Tunable bandgaps and excitons in doped semiconducting carbon nanotubes made possible by acoustic plasmons

TL;DR

This paper demonstrates that doping in semiconducting carbon nanotubes can significantly tune their bandgaps and exciton energies through a novel acoustic plasmon mechanism, enabling broad and controllable optical property adjustments.

Contribution

It introduces a new mechanism involving acoustic plasmons that allows for tunable electronic and optical properties in doped carbon nanotubes, unlike traditional higher-dimensional systems.

Findings

Doping reduces bandgaps and exciton binding energies in carbon nanotubes.

Tuning of electronic properties is achieved over a broad energy range.
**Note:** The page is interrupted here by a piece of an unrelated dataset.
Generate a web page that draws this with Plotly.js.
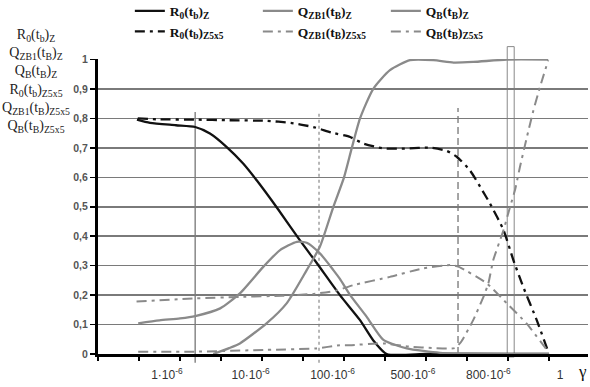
<!DOCTYPE html>
<html>
<head>
<meta charset="utf-8">
<script src="https://cdn.plot.ly/plotly-3.0.1.min.js"></script>
<style>
  html, body { margin: 0; padding: 0; background: #fff; }
  #chart { width: 590px; height: 387px; }
</style>
</head>
<body>
<div id="chart"></div>
<script>
// ---- Data (x in category-step units along the γ axis) ----
var gammaTickPos = [1.68, 3.72, 5.72, 7.68, 9.52, 11.27];
var gammaTickText = ['1·10<sup>-6</sup>', '10·10<sup>-6</sup>', '100·10<sup>-6</sup>',
                     '500·10<sup>-6</sup>', '800·10<sup>-6</sup>', '1'];
var yTickVals = [0, 0.1, 0.2, 0.3, 0.4, 0.5, 0.6, 0.7, 0.8, 0.9, 1];
var yTickText = ['0', '0,1', '0,2', '0,3', '0,4', '0,5', '0,6', '0,7', '0,8', '0,9', '1'];

var xR0Z = [0.95, 1.27, 1.9, 2.37, 2.73, 3.14, 3.54, 3.87, 4.4, 4.93, 5.33, 5.9, 6.39, 6.71, 7.04, 8, 9, 10, 11];
var yR0Z = [0.796, 0.785, 0.777, 0.771, 0.749, 0.703, 0.647, 0.59, 0.49, 0.385, 0.31, 0.2, 0.115, 0.047, 0.0, 0, 0, 0, 0];

var xQZB1Z = [0.98, 1.5, 2.0, 2.37, 2.98, 3.46, 4.03, 4.44, 4.85, 5.09, 5.41, 5.74, 5.9, 6.15, 6.55, 6.96, 7.53, 8.34, 9, 10, 11];
var yQZB1Z = [0.104, 0.114, 0.121, 0.129, 0.155, 0.206, 0.296, 0.353, 0.381, 0.378, 0.342, 0.285, 0.255, 0.2, 0.127, 0.048, 0.019, 0.004, 0.002, 0, 0];

var xQBZ = [2.81, 3.2, 3.46, 4.11, 4.6, 5.09, 5.41, 5.74, 6.0, 6.19, 6.39, 6.71, 7.12, 7.61, 8.18, 8.67, 9.15, 9.97, 10.98];
var yQBZ = [0, 0.02, 0.036, 0.104, 0.172, 0.285, 0.364, 0.5, 0.6, 0.7, 0.8, 0.9, 0.964, 0.998, 0.998, 0.99, 0.992, 1, 1];

var xR0Z5 = [0.97, 1.5, 2.37, 3.2, 4.11, 4.7, 5.25, 5.7, 6.15, 6.47, 6.96, 7.53, 8.1, 8.5, 8.75, 9.07, 9.32, 9.56, 9.89, 10.13, 10.37, 10.7, 10.98];
var yR0Z5 = [0.8, 0.797, 0.796, 0.794, 0.792, 0.785, 0.771, 0.752, 0.737, 0.715, 0.698, 0.698, 0.701, 0.69, 0.67, 0.624, 0.568, 0.511, 0.421, 0.319, 0.228, 0.115, 0.008];

var xQZB1Z5 = [0.94, 2.37, 3.46, 4.5, 5.25, 5.8, 6.23, 7.12, 7.93, 8.59, 8.8, 9.48, 9.97, 10.45, 10.98];
var yQZB1Z5 = [0.178, 0.189, 0.194, 0.198, 0.204, 0.215, 0.234, 0.262, 0.291, 0.302, 0.296, 0.24, 0.172, 0.104, 0.008];

var xQBZ5 = [0.98, 2.37, 4.11, 5.33, 5.9, 6.15, 6.96, 7.6, 8.2, 8.7, 8.85, 9.15, 9.4, 9.52, 9.64, 9.89, 10.05, 10.17, 10.29, 10.46, 10.62, 10.78, 10.98];
var yQBZ5 = [0.008, 0.008, 0.014, 0.019, 0.03, 0.03, 0.036, 0.025, 0.02, 0.02, 0.04, 0.115, 0.194, 0.24, 0.319, 0.421, 0.5, 0.557, 0.635, 0.737, 0.828, 0.907, 0.998];

// marker lines on the γ axis (positions of reference values)
var markSolid = 2.37, markDotted = 5.39, markDashed = 8.78, markBox = [9.98, 10.15];

var names = [
  '<b>R<sub>0</sub>(t<sub>b</sub>)<sub>Z</sub></b>',
  '<b>Q<sub>ZB1</sub>(t<sub>B</sub>)<sub>Z</sub></b>',
  '<b>Q<sub>B</sub>(t<sub>B</sub>)<sub>Z</sub></b>',
  '<b>R<sub>0</sub>(t<sub>b</sub>)<sub>Z5x5</sub></b>',
  '<b>Q<sub>ZB1</sub>(t<sub>B</sub>)<sub>Z5x5</sub></b>',
  '<b>Q<sub>B</sub>(t<sub>B</sub>)<sub>Z5x5</sub></b>'
];

var gray = '#8a8a8a';
var dd = '10px,5px,3px,5px';

var traces = [
  {x: xR0Z, y: yR0Z, name: names[0], mode: 'lines', line: {color: '#111', width: 2.3, shape: 'spline', smoothing: 0.6}},
  {x: xQZB1Z, y: yQZB1Z, name: names[1], mode: 'lines', line: {color: gray, width: 2.3, shape: 'spline', smoothing: 0.6}},
  {x: xQBZ, y: yQBZ, name: names[2], mode: 'lines', line: {color: gray, width: 2.3, shape: 'spline', smoothing: 0.6}},
  {x: xR0Z5, y: yR0Z5, name: names[3], mode: 'lines', line: {color: '#111', width: 2.3, dash: dd, shape: 'spline', smoothing: 0.5}},
  {x: xQZB1Z5, y: yQZB1Z5, name: names[4], mode: 'lines', line: {color: gray, width: 2, dash: dd, shape: 'spline', smoothing: 0.5}},
  {x: xQBZ5, y: yQBZ5, name: names[5], mode: 'lines', line: {color: gray, width: 2, dash: dd, shape: 'spline', smoothing: 0.5}}
];

var shapes = [
  {type: 'line', xref: 'x', yref: 'paper', x0: markSolid, x1: markSolid, y0: -0.03, y1: 0.82, line: {color: '#888', width: 1.5}, layer: 'below'},
  {type: 'line', xref: 'x', yref: 'paper', x0: markDotted, x1: markDotted, y0: -0.03, y1: 0.822, line: {color: '#888', width: 1.2, dash: 'dot'}, layer: 'below'},
  {type: 'line', xref: 'x', yref: 'paper', x0: markDashed, x1: markDashed, y0: 0.0, y1: 0.834, line: {color: '#888', width: 1.5, dash: '7px,4px'}, layer: 'below'},
  {type: 'rect', xref: 'x', yref: 'paper', x0: markBox[0], x1: markBox[1], y0: -0.01, y1: 1.042, line: {color: '#888', width: 1}, fillcolor: 'rgba(0,0,0,0)', layer: 'below'}
];

var layout = {
  width: 590, height: 387,
  margin: {l: 98, r: 2, t: 59, b: 33, pad: 0, autoexpand: false},
  paper_bgcolor: '#fff', plot_bgcolor: '#fff',
  showlegend: true,
  legend: {
    orientation: 'h', x: 0.065, xanchor: 'left', y: 1.215, yanchor: 'top',
    font: {family: 'Liberation Serif, Times New Roman, serif', size: 13.5, color: '#111'},
    entrywidth: 83, entrywidthmode: 'pixels', traceorder: 'normal',
    bgcolor: 'rgba(0,0,0,0)', tracegroupgap: 0
  },
  xaxis: {
    range: [0, 11.95], showgrid: false, zeroline: false,
    showline: true, linecolor: '#000', linewidth: 3,
    tickmode: 'array', tickvals: gammaTickPos, ticktext: gammaTickText,
    ticks: '', ticklabelstandoff: 8,
    tickfont: {family: 'Liberation Sans, Arial, sans-serif', size: 12, color: '#333'},
    minor: {ticks: 'outside', ticklen: 4, tickwidth: 1.2, tickcolor: '#000', tickmode: 'linear', tick0: 0, dtick: 1, showgrid: false},
    fixedrange: true
  },
  yaxis: {
    range: [0, 1.002], showgrid: true, gridcolor: '#7a7a7a', gridwidth: 1.5,
    zeroline: false, showline: true, linecolor: '#000', linewidth: 3,
    tickmode: 'array', tickvals: yTickVals, ticktext: yTickText,
    ticks: 'outside', ticklen: 5, tickwidth: 1.5, tickcolor: '#000',
    tickfont: {family: 'Liberation Sans, Arial, sans-serif', size: 10.5, color: '#555', weight: 'bold'},
    fixedrange: true
  },
  shapes: shapes,
  annotations: [
    {xref: 'paper', yref: 'paper', x: -0.127, y: 0.925, xanchor: 'center', yanchor: 'middle', showarrow: false, align: 'center',
     text: 'R<sub>0</sub>(t<sub>b</sub>)<sub>Z</sub><br>Q<sub>ZB1</sub>(t<sub>B</sub>)<sub>Z</sub><br>Q<sub>B</sub>(t<sub>B</sub>)<sub>Z</sub><br>R<sub>0</sub>(t<sub>b</sub>)<sub>Z5x5</sub><br>Q<sub>ZB1</sub>(t<sub>B</sub>)<sub>Z5x5</sub><br>Q<sub>B</sub>(t<sub>B</sub>)<sub>Z5x5</sub>',
     font: {family: 'Liberation Serif, Times New Roman, serif', size: 14, color: '#222'}},
    {xref: 'paper', yref: 'paper', x: 0.988, y: -0.06, xanchor: 'center', yanchor: 'middle', showarrow: false,
     text: 'γ', font: {family: 'Liberation Serif, Times New Roman, serif', size: 17, color: '#111'}}
  ]
};

Plotly.newPlot('chart', traces, layout, {displayModeBar: false, staticPlot: true});
</script>
</body>
</html>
Acoustic plasmons mediate strong dynamical screening effects.

Abstract

Doping of semiconductors is essential in modern electronic and photonic devices. While doping is well understood in bulk semiconductors, the advent of carbon nanotubes and nanowires for nanoelectronic and nanophotonic applications raises some key questions about the role and impact of doping at low dimensionality. Here we show that for semiconducting carbon nanotubes, bandgaps and exciton binding energies can be dramatically reduced upon experimentally relevant doping, and can be tuned gradually over a broad range of energies in contrast to higher dimensional systems. The later feature is made possible by a novel mechanism involving strong dynamical screening effects mediated by acoustic plasmons.